Personal information
- Born: 1 July 2006
- Died: 27 September 2024 (aged 18) Zurich, Switzerland

Team information
- Disciplines: Mountain biking; Road; Cyclo-cross;
- Role: Rider

Medal record
Representing Switzerland
Women's mountain bike racing
European Championships
| Bronze medal – third place | 2024 Cheile Grădiștei | Mixed relay |

= Muriel Furrer =

Swiss cyclist (2006–2024)

Muriel Furrer (1 July 2006 – 27 September 2024) was a Swiss mountain biker, road cyclist, and cyclo crosser. She won a bronze medal in the mixed relay at the 2024 European Mountain Bike Championships. In road cycling, she was the runner-up at the national junior championships in both the time trial and road race events.

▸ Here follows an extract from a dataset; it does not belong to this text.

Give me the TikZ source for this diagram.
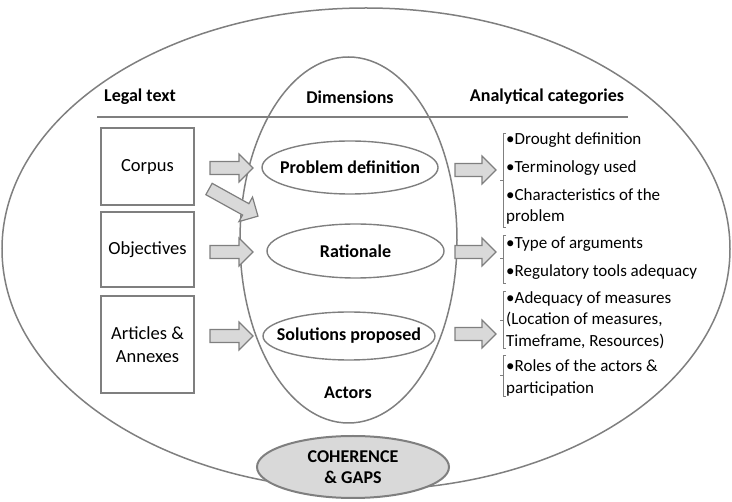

Furrer died from severe skull and brain injuries sustained in a crash during the 2024 UCI Road World Championships on 27 September 2024, at the age of 18. Her crash was not witnessed by anybody, and she was not found for more than an hour. At 11:09, the first cyclists passed the Sechseläutenplatz for the first time; Furrer's split time was not recorded. At 11:54, the race ended with Cat Ferguson as the winner. At 12:15 the men's paracycling race was started as scheduled, on a route that passed by the crash site. Furrer was found by security personnel who went searching for her. At 12:45, TV images of the paracycling race showed several police cars and an ambulance near the site.

The UCI released a statement saying that all World Championships races would be cancelled. However, the event was continued at the express request of Furrer's parents and family, with a series of tributes and memorials.